Rows from a dataset of charts and code:

_ _ _

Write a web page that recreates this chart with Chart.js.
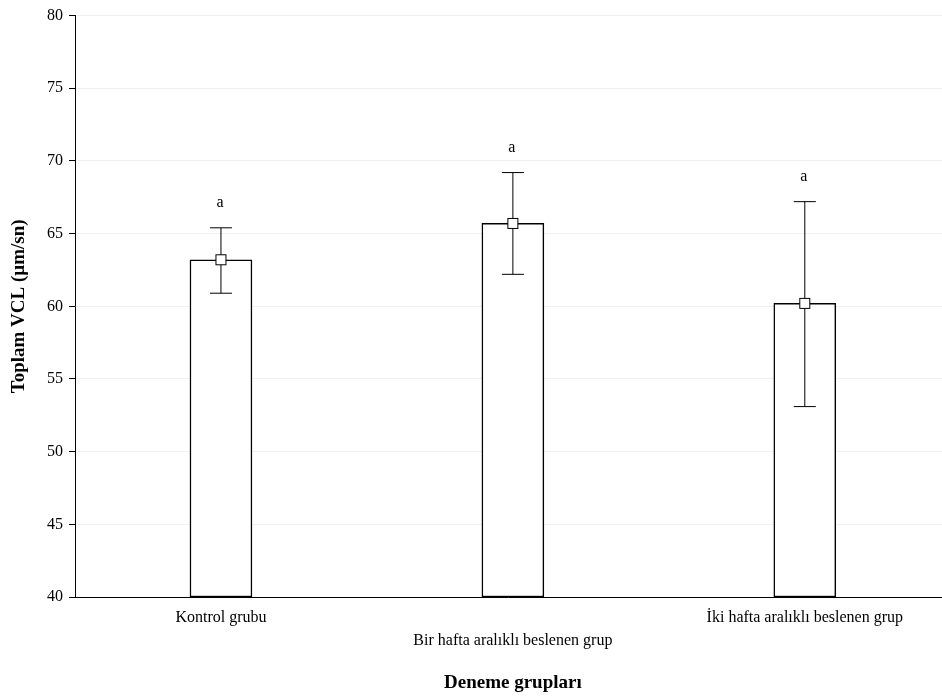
<!DOCTYPE html>
<html><head><meta charset="utf-8">
<script src="https://cdn.jsdelivr.net/npm/chart.js@4/dist/chart.umd.min.js"></script>
<style>html,body{margin:0;background:#fff}#w{width:942px;height:700px}</style>
</head><body><div id="w"><canvas id="c"></canvas></div>
<script>
const categories = ["Kontrol grubu", "Bir hafta aralıklı beslenen grup", "İki hafta aralıklı beslenen grup"];
const means = [63.2, 65.7, 60.2];
const errLow = [60.9, 62.2, 53.1];
const errHigh = [65.4, 69.2, 67.2];
const letters = ["a", "a", "a"];
const yTicks = [40, 45, 50, 55, 60, 65, 70, 75, 80];
const F = "'Liberation Serif','Times New Roman',serif";

const extras = {
  id: 'extras',
  afterDatasetsDraw(ch) {
    const {ctx, scales:{x, y}, chartArea:a} = ch;
    ctx.save();
    ctx.strokeStyle = '#000'; ctx.lineWidth = 1;
    ctx.beginPath(); ctx.moveTo(a.left, a.bottom + 0.5); ctx.lineTo(a.right, a.bottom + 0.5); ctx.stroke();
    categories.forEach((c, i) => {
      const px = x.getPixelForValue(i);
      const lo = y.getPixelForValue(errLow[i]), hi = y.getPixelForValue(errHigh[i]), m = y.getPixelForValue(means[i]);
      ctx.beginPath();
      ctx.moveTo(px, lo); ctx.lineTo(px, hi);
      ctx.moveTo(px - 11, lo); ctx.lineTo(px + 11, lo);
      ctx.moveTo(px - 11, hi); ctx.lineTo(px + 11, hi);
      ctx.stroke();
      ctx.fillStyle = '#fff'; ctx.fillRect(px - 5, m - 5, 10, 10); ctx.strokeRect(px - 5, m - 5, 10, 10);
      ctx.fillStyle = '#000'; ctx.font = '16px ' + F; ctx.textAlign = 'center';
      ctx.textBaseline = 'bottom';
      ctx.fillText(letters[i], px - 1, hi - 17);
      ctx.textBaseline = 'middle';
      ctx.fillText(c, px, i === 1 ? 641 : 618);
    });
    ctx.font = 'bold 19px ' + F;
    ctx.fillText('Deneme grupları', x.getPixelForValue(1), 683);
    ctx.restore();
  }
};

new Chart(document.getElementById('c'), {
  type: 'bar',
  data: { datasets: [{
    data: means.map((v, i) => ({x: i, y: [40, v]})),
    backgroundColor: '#fff', borderColor: '#000', borderWidth: 1.5, borderSkipped: false,
    barThickness: 62
  }]},
  options: {
    responsive: true, maintainAspectRatio: false, animation: false,
    layout: { padding: { top: 13, right: 0, bottom: 103, left: 4 } },
    plugins: { legend: {display: false}, tooltip: {enabled: false} },
    scales: {
      x: { type: 'linear', min: -0.5, max: 2.47, offset: false, display: false },
      y: { min: 40, max: 80,
        afterBuildTicks: s => { s.ticks = yTicks.map(v => ({value: v})); },
        afterFit: s => { s.width = 71; },
        ticks: { color: '#000', font: {family: F, size: 16}, padding: 6 },
        grid: { color: '#f0f0f0', tickColor: '#000', tickLength: 6 },
        border: { color: '#000', width: 1 },
        title: { display: true, text: 'Toplam VCL (µm/sn)', color: '#000', font: {family: F, size: 19, weight: 'bold'}, padding: 4 }
      }
    }
  },
  plugins: [extras]
});
</script></body></html>
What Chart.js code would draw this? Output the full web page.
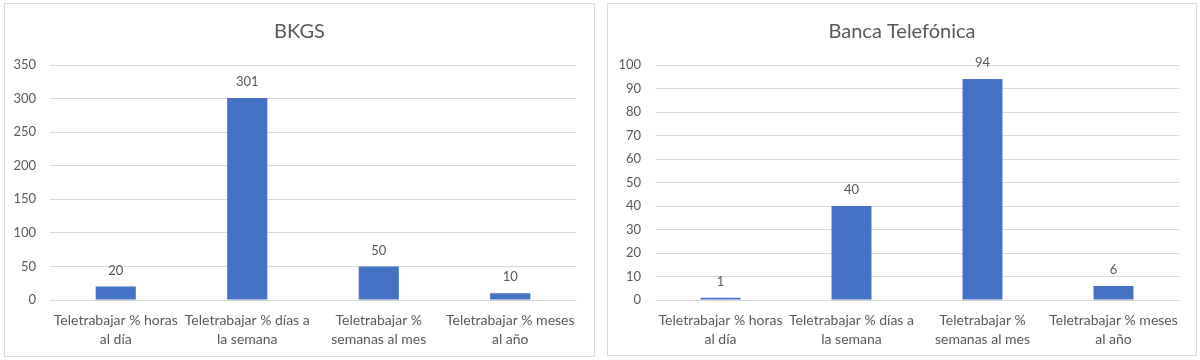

_ _ _

Transcribe every entry word for word, but skip the pictures.

Write a web page that recreates this chart with Chart.js.
<!DOCTYPE html>
<html><head><meta charset="utf-8">
<script src="https://cdn.jsdelivr.net/npm/chart.js@4/dist/chart.umd.min.js"></script>
<style>html,body{margin:0;background:#fff}#w{width:942px;height:700px}</style>
</head><body><div id="w"><canvas id="c"></canvas></div>
<script>
const categories = ["Kontrol grubu", "Bir hafta aralıklı beslenen grup", "İki hafta aralıklı beslenen grup"];
const means = [63.2, 65.7, 60.2];
const errLow = [60.9, 62.2, 53.1];
const errHigh = [65.4, 69.2, 67.2];
const letters = ["a", "a", "a"];
const yTicks = [40, 45, 50, 55, 60, 65, 70, 75, 80];
const F = "'Liberation Serif','Times New Roman',serif";

const extras = {
  id: 'extras',
  afterDatasetsDraw(ch) {
    const {ctx, scales:{x, y}, chartArea:a} = ch;
    ctx.save();
    ctx.strokeStyle = '#000'; ctx.lineWidth = 1;
    ctx.beginPath(); ctx.moveTo(a.left, a.bottom + 0.5); ctx.lineTo(a.right, a.bottom + 0.5); ctx.stroke();
    categories.forEach((c, i) => {
      const px = x.getPixelForValue(i);
      const lo = y.getPixelForValue(errLow[i]), hi = y.getPixelForValue(errHigh[i]), m = y.getPixelForValue(means[i]);
      ctx.beginPath();
      ctx.moveTo(px, lo); ctx.lineTo(px, hi);
      ctx.moveTo(px - 11, lo); ctx.lineTo(px + 11, lo);
      ctx.moveTo(px - 11, hi); ctx.lineTo(px + 11, hi);
      ctx.stroke();
      ctx.fillStyle = '#fff'; ctx.fillRect(px - 5, m - 5, 10, 10); ctx.strokeRect(px - 5, m - 5, 10, 10);
      ctx.fillStyle = '#000'; ctx.font = '16px ' + F; ctx.textAlign = 'center';
      ctx.textBaseline = 'bottom';
      ctx.fillText(letters[i], px - 1, hi - 17);
      ctx.textBaseline = 'middle';
      ctx.fillText(c, px, i === 1 ? 641 : 618);
    });
    ctx.font = 'bold 19px ' + F;
    ctx.fillText('Deneme grupları', x.getPixelForValue(1), 683);
    ctx.restore();
  }
};

new Chart(document.getElementById('c'), {
  type: 'bar',
  data: { datasets: [{
    data: means.map((v, i) => ({x: i, y: [40, v]})),
    backgroundColor: '#fff', borderColor: '#000', borderWidth: 1.5, borderSkipped: false,
    barThickness: 62
  }]},
  options: {
    responsive: true, maintainAspectRatio: false, animation: false,
    layout: { padding: { top: 13, right: 0, bottom: 103, left: 4 } },
    plugins: { legend: {display: false}, tooltip: {enabled: false} },
    scales: {
      x: { type: 'linear', min: -0.5, max: 2.47, offset: false, display: false },
      y: { min: 40, max: 80,
        afterBuildTicks: s => { s.ticks = yTicks.map(v => ({value: v})); },
        afterFit: s => { s.width = 71; },
        ticks: { color: '#000', font: {family: F, size: 16}, padding: 6 },
        grid: { color: '#f0f0f0', tickColor: '#000', tickLength: 6 },
        border: { color: '#000', width: 1 },
        title: { display: true, text: 'Toplam VCL (µm/sn)', color: '#000', font: {family: F, size: 19, weight: 'bold'}, padding: 4 }
      }
    }
  },
  plugins: [extras]
});
</script></body></html>
What Chart.js code would draw this? Output the full web page.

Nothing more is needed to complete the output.